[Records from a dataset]
=======

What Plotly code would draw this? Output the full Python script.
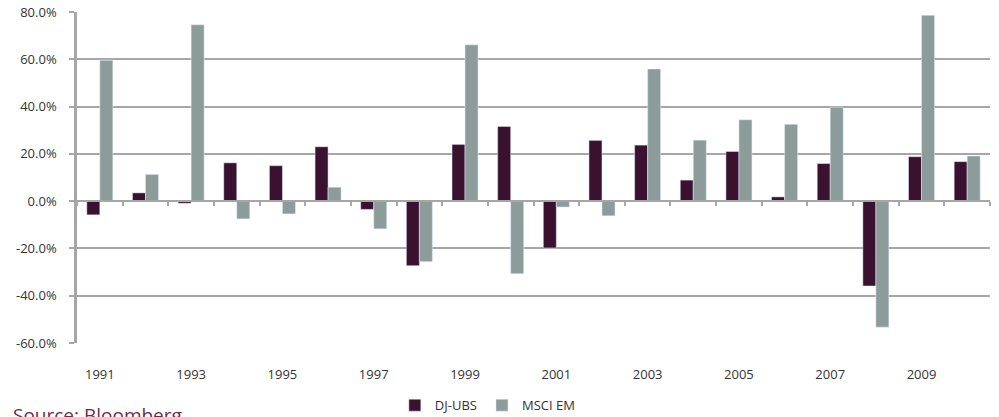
import plotly.graph_objects as go

# Annual returns (%) by year
years = list(range(1991, 2011))
dj_ubs = [-5.8, 3.5, -0.9, 16.2, 15.0, 23.0, -3.5, -27.3, 24.0, 31.6,
          -19.8, 25.7, 23.7, 8.9, 21.0, 1.8, 15.9, -35.9, 18.8, 16.7]
msci_em = [59.6, 11.3, 74.6, -7.5, -5.4, 5.9, -11.7, -25.6, 66.1, -30.7,
           -2.5, -6.2, 55.9, 25.8, 34.4, 32.5, 39.7, -53.3, 78.6, 19.1]
y_ticks = [-60, -40, -20, 0, 20, 40, 60, 80]
x_label_years = years[::2]

DJ_COLOR = "#3a1230"
EM_COLOR = "#8c9c9b"
GRID = "#a6a6a6"
FONT = "Open Sans"

fig = go.Figure()
fig.add_trace(go.Bar(x=years, y=dj_ubs, name="DJ-UBS", marker_color=DJ_COLOR))
fig.add_trace(go.Bar(x=years, y=msci_em, name="MSCI EM", marker_color=EM_COLOR))

y_min, y_max = y_ticks[0], y_ticks[-1]
x_range = [years[0] - 0.5, years[-1] + 0.5]

fig.update_layout(
    width=999, height=417,
    margin=dict(l=77, r=9, t=12, b=74, autoexpand=False),
    paper_bgcolor="white", plot_bgcolor="white",
    barmode="group", bargap=0.43, bargroupgap=0,
    font=dict(family=FONT, size=13, color="#333333"),
    showlegend=True,
    legend=dict(orientation="h", x=0.45, xanchor="center", y=-0.188, yanchor="middle",
                font=dict(size=13, color="#333333"), itemwidth=30,
                bgcolor="rgba(0,0,0,0)"),
    xaxis=dict(
        range=x_range, tickvals=x_label_years, ticktext=[str(y) for y in x_label_years],
        showgrid=False, zeroline=False, showline=False, automargin=False,
        ticks="outside", ticklen=19, tickcolor="rgba(0,0,0,0)",
    ),
    # second x axis drawn along the zero line carrying the category boundary ticks
    xaxis2=dict(
        overlaying="x", anchor="free", position=(0 - y_min) / (y_max - y_min),
        range=x_range, tickvals=[y + 0.5 for y in [years[0] - 1] + years],
        showticklabels=False, showgrid=False, zeroline=False, automargin=False,
        showline=True, linecolor=GRID, linewidth=2,
        ticks="outside", ticklen=4, tickcolor=GRID, tickwidth=1.5,
    ),
    yaxis=dict(
        range=[y_min, y_max], tickvals=y_ticks,
        ticktext=[f"{v:.1f}%" for v in y_ticks],
        showgrid=True, gridcolor=GRID, gridwidth=1.5, automargin=False,
        zeroline=False, showline=True, linecolor=GRID, linewidth=2.5,
        ticks="outside", ticklen=5, tickcolor=GRID, tickwidth=1.5,
        ticklabelstandoff=10,
    ),
)

# invisible point so the zero-line axis is rendered
fig.add_trace(go.Scatter(x=[years[0]], y=[0], xaxis="x2", mode="markers",
                         marker=dict(opacity=0), showlegend=False, hoverinfo="skip"))

fig.add_annotation(
    text="Source: Bloomberg", xref="paper", yref="paper",
    x=-77 / 913 + 11 / 913, y=-0.172, xanchor="left", yanchor="top",
    showarrow=False, font=dict(family=FONT, size=19, color="#6e2b4f"),
)

fig.write_html("out.html")
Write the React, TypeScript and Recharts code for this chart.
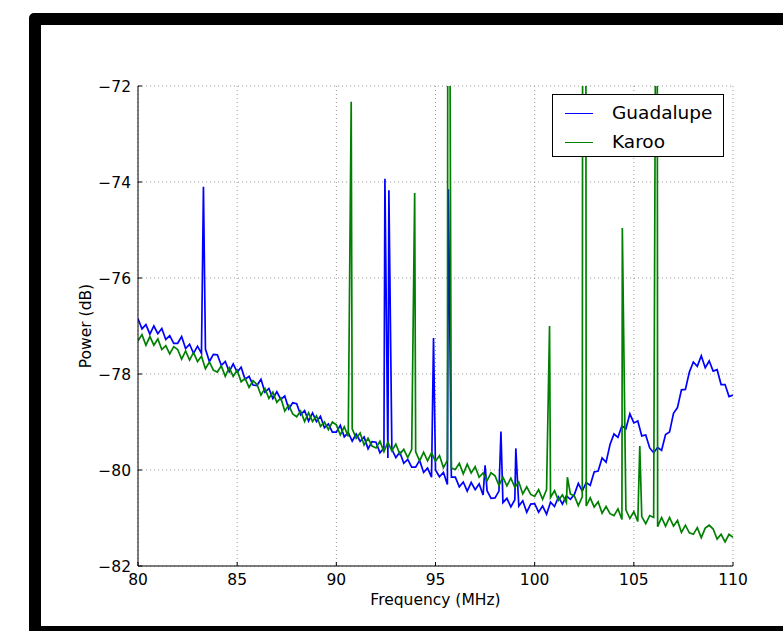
import { CartesianGrid, Label, Legend, Line, LineChart, XAxis, YAxis } from "recharts";

// 0.2 MHz grid (dB)
const frequencyGrid = [
  80.0, 80.2, 80.4, 80.6, 80.8, 81.0, 81.2, 81.4, 81.6, 81.8,
  82.0, 82.2, 82.4, 82.6, 82.8, 83.0, 83.2, 83.4, 83.6, 83.8,
  84.0, 84.2, 84.4, 84.6, 84.8, 85.0, 85.2, 85.4, 85.6, 85.8,
  86.0, 86.2, 86.4, 86.6, 86.8, 87.0, 87.2, 87.4, 87.6, 87.8,
  88.0, 88.2, 88.4, 88.6, 88.8, 89.0, 89.2, 89.4, 89.6, 89.8,
  90.0, 90.2, 90.4, 90.6, 90.8, 91.0, 91.2, 91.4, 91.6, 91.8,
  92.0, 92.2, 92.4, 92.6, 92.8, 93.0, 93.2, 93.4, 93.6, 93.8,
  94.0, 94.2, 94.4, 94.6, 94.8, 95.0, 95.2, 95.4, 95.6, 95.8,
  96.0, 96.2, 96.4, 96.6, 96.8, 97.0, 97.2, 97.4, 97.6, 97.8,
  98.0, 98.2, 98.4, 98.6, 98.8, 99.0, 99.2, 99.4, 99.6, 99.8,
  100.0, 100.2, 100.4, 100.6, 100.8, 101.0, 101.2, 101.4, 101.6, 101.8,
  102.0, 102.2, 102.4, 102.6, 102.8, 103.0, 103.2, 103.4, 103.6, 103.8,
  104.0, 104.2, 104.4, 104.6, 104.8, 105.0, 105.2, 105.4, 105.6, 105.8,
  106.0, 106.2, 106.4, 106.6, 106.8, 107.0, 107.2, 107.4, 107.6, 107.8,
  108.0, 108.2, 108.4, 108.6, 108.8, 109.0, 109.2, 109.4, 109.6, 109.8,
  110.0,
];

const guadalupePower = [
  -76.85, -77.06, -76.97, -77.17, -77.0, -77.16, -77.05, -77.28, -77.2, -77.36,
  -77.36, -77.22, -77.47, -77.38, -77.57, -77.42, -77.57, -77.48, -77.74, -77.59,
  -77.6, -77.82, -77.74, -77.95, -77.79, -77.96, -77.86, -78.11, -78.05, -78.23,
  -78.24, -78.11, -78.38, -78.3, -78.51, -78.37, -78.53, -78.46, -78.73, -78.6,
  -78.62, -78.85, -78.76, -78.98, -78.81, -78.99, -78.88, -79.12, -79.04, -79.21,
  -79.21, -79.07, -79.31, -79.22, -79.4, -79.25, -79.4, -79.31, -79.56, -79.41,
  -79.42, -79.64, -79.54, -79.75, -79.57, -79.74, -79.63, -79.86, -79.78, -79.94,
  -79.94, -79.8, -80.05, -79.96, -80.15, -80.0, -80.14, -80.05, -80.3, -80.15,
  -80.15, -80.35, -80.25, -80.44, -80.26, -80.41, -80.29, -80.52, -80.43, -80.59,
  -80.58, -80.44, -80.68, -80.59, -80.77, -80.62, -80.75, -80.64, -80.88, -80.71,
  -80.7, -80.88, -80.75, -80.92, -80.67, -80.76, -80.56, -80.71, -80.54, -80.61,
  -80.51, -80.28, -80.44, -80.26, -80.32, -80.04, -80.02, -79.75, -79.84, -79.47,
  -79.25, -79.32, -79.08, -79.14, -78.83, -79.02, -78.98, -79.29, -79.27, -79.54,
  -79.64, -79.53, -79.59, -79.26, -79.21, -78.82, -78.7, -78.33, -78.32, -77.96,
  -77.75, -77.84, -77.62, -77.87, -77.73, -77.94, -77.91, -78.22, -78.22, -78.47,
  -78.44,
];

const karooPower = [
  -77.31, -77.18, -77.4, -77.22, -77.4, -77.27, -77.49, -77.41, -77.58, -77.43,
  -77.49, -77.69, -77.52, -77.71, -77.55, -77.74, -77.63, -77.89, -77.75, -77.92,
  -77.96, -77.83, -78.05, -77.87, -78.05, -77.92, -78.16, -78.09, -78.28, -78.14,
  -78.22, -78.44, -78.3, -78.51, -78.38, -78.59, -78.5, -78.77, -78.65, -78.83,
  -78.89, -78.77, -78.99, -78.81, -78.99, -78.87, -79.09, -79.0, -79.16, -79.0,
  -79.06, -79.27, -79.1, -79.3, -79.14, -79.34, -79.23, -79.48, -79.34, -79.5,
  -79.54, -79.4, -79.62, -79.42, -79.6, -79.46, -79.67, -79.57, -79.74, -79.57,
  -79.62, -79.81, -79.63, -79.81, -79.64, -79.82, -79.7, -79.95, -79.8, -79.96,
  -79.99, -79.86, -80.08, -79.88, -80.06, -79.93, -80.15, -80.06, -80.22, -80.06,
  -80.12, -80.32, -80.15, -80.33, -80.17, -80.36, -80.25, -80.5, -80.35, -80.51,
  -80.55, -80.41, -80.61, -80.41, -80.57, -80.43, -80.63, -80.52, -80.68, -80.5,
  -80.54, -80.74, -80.56, -80.75, -80.58, -80.77, -80.66, -80.9, -80.76, -80.91,
  -80.95, -80.81, -81.03, -80.83, -81.01, -80.87, -81.07, -80.97, -81.12, -80.95,
  -80.99, -81.18, -80.99, -81.17, -80.99, -81.17, -81.05, -81.3, -81.15, -81.31,
  -81.34, -81.2, -81.41, -81.21, -81.15, -81.23, -81.44, -81.34, -81.5, -81.34,
  -81.4,
];

// narrow carriers; peaks above -72 run off the top of the plot
const guadalupeSpikeFreq = [83.3, 92.45, 92.65, 94.9, 95.65, 97.5, 98.3, 99.05];
const guadalupeSpikePower = [-74.1, -73.93, -74.17, -77.25, -74.15, -79.9, -79.2, -79.55];

const karooSpikeFreq = [90.75, 93.95, 95.62, 95.72, 100.75, 101.65, 102.42, 102.58, 104.42, 105.3, 106.1, 106.18];
const karooSpikePower = [-72.33, -74.23, -70, -70, -77.0, -80.15, -70, -70, -74.96, -79.5, -70, -70];

const freqTicks = [80, 85, 90, 95, 100, 105, 110];
const powerTicks = [-82, -80, -78, -76, -74, -72];

const seriesNames = ["Guadalupe", "Karoo"];
const seriesColors = ["#0000ff", "#008000"];

const FONT = "'DejaVu Sans', sans-serif";

type Point = { freq: number; power: number };

function buildSeries(base: number[], spikeFreq: number[], spikePower: number[]): Point[] {
  const pts = frequencyGrid.map((freq, i) => ({ freq, power: base[i] }));
  spikeFreq.forEach((freq, i) => pts.push({ freq, power: spikePower[i] }));
  return pts.sort((a, b) => a.freq - b.freq);
}

const guadalupe = buildSeries(guadalupePower, guadalupeSpikeFreq, guadalupeSpikePower);
const karoo = buildSeries(karooPower, karooSpikeFreq, karooSpikePower);

const minus = (v: number) => String(v).replace("-", "\u2212");

const tickStyle = { fill: "#000", fontSize: 15.5, fontFamily: FONT };

function LegendBox() {
  return (
    <div
      style={{
        position: "relative",
        width: 170,
        height: 61,
        border: "1px solid #000",
        background: "#fff",
        fontFamily: FONT,
        fontSize: 18.5,
        color: "#000",
      }}
    >
      {seriesNames.map((name, i) => (
        <div
          key={name}
          style={{ position: "absolute", left: 0, top: 4 + i * 29, height: 28, display: "flex", alignItems: "center" }}
        >
          <span style={{ display: "inline-block", marginLeft: 12, width: 28, borderTop: `1px solid ${seriesColors[i]}` }} />
          <span style={{ marginLeft: 19, lineHeight: "28px" }}>{name}</span>
        </div>
      ))}
    </div>
  );
}

export default function App() {
  return (
    <div style={{ position: "absolute", left: 0, top: 0, width: 783, height: 631, background: "#fff", overflow: "hidden" }}>
      <LineChart width={783} height={631} margin={{ top: 86, right: 50, bottom: 0, left: 0 }}>
        <CartesianGrid stroke="#999" strokeDasharray="1 3" />
        <XAxis
          dataKey="freq"
          type="number"
          domain={[80, 110]}
          ticks={freqTicks}
          allowDataOverflow
          height={65}
          tick={tickStyle}
          tickSize={-4}
          tickMargin={12}
          interval={0}
          axisLine={{ stroke: "#000" }}
          tickLine={{ stroke: "#000" }}
        >
          <Label
            content={({ viewBox }: any) => (
              <text
                x={viewBox.x + viewBox.width / 2}
                y={viewBox.y + 34}
                textAnchor="middle"
                dominantBaseline="middle"
                fontFamily={FONT}
                fontSize={15.5}
                fill="#000"
              >
                Frequency (MHz)
              </text>
            )}
          />
        </XAxis>
        <XAxis
          xAxisId="top"
          orientation="top"
          dataKey="freq"
          type="number"
          domain={[80, 110]}
          ticks={freqTicks}
          allowDataOverflow
          height={0}
          tickSize={-4}
          tickFormatter={() => ""}
          interval={0}
          axisLine={{ stroke: "#000" }}
          tickLine={{ stroke: "#000" }}
        />
        <YAxis
          type="number"
          domain={[-82, -72]}
          ticks={powerTicks}
          allowDataOverflow
          width={138}
          tick={tickStyle}
          tickSize={-4}
          tickMargin={11}
          interval={0}
          tickFormatter={minus}
          axisLine={{ stroke: "#000" }}
          tickLine={{ stroke: "#000" }}
        >
          <Label
            content={({ viewBox }: any) => {
              const cx = viewBox.x + 86;
              const cy = viewBox.y + viewBox.height / 2;
              return (
                <text
                  x={cx}
                  y={cy}
                  transform={`rotate(-90, ${cx}, ${cy})`}
                  textAnchor="middle"
                  dominantBaseline="middle"
                  fontFamily={FONT}
                  fontSize={15.5}
                  fill="#000"
                >
                  Power (dB)
                </text>
              );
            }}
          />
        </YAxis>
        <YAxis
          yAxisId="right"
          orientation="right"
          type="number"
          domain={[-82, -72]}
          ticks={powerTicks}
          allowDataOverflow
          width={0}
          tickSize={-4}
          tickFormatter={() => ""}
          interval={0}
          axisLine={{ stroke: "#000" }}
          tickLine={{ stroke: "#000" }}
        />
        <Legend
          layout="vertical"
          align="center"
          verticalAlign="middle"
          wrapperStyle={{ left: 552, top: 94 }}
          content={() => <LegendBox />}
        />
        <Line
          data={guadalupe}
          dataKey="power"
          name={seriesNames[0]}
          type="linear"
          stroke={seriesColors[0]}
          strokeWidth={1.7}
          dot={false}
          activeDot={false}
          isAnimationActive={false}
        />
        <Line
          data={karoo}
          dataKey="power"
          name={seriesNames[1]}
          type="linear"
          stroke={seriesColors[1]}
          strokeWidth={1.7}
          dot={false}
          activeDot={false}
          isAnimationActive={false}
        />
      </LineChart>
      <div
        style={{
          position: "absolute",
          left: 29,
          top: 13,
          width: 800,
          height: 625,
          border: "12px solid #000",
          borderRadius: 5,
          boxSizing: "border-box",
          pointerEvents: "none",
        }}
      />
    </div>
  );
}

=======

Only the lines from the one holding "Write the React, TypeScript" to the one holding "LineChart, XAxis, YAxis" should be returned, both included and exactly as written, with no pictures.

Write the React, TypeScript and Recharts code for this chart.
import { CartesianGrid, Label, Legend, Line, LineChart, XAxis, YAxis } from "recharts";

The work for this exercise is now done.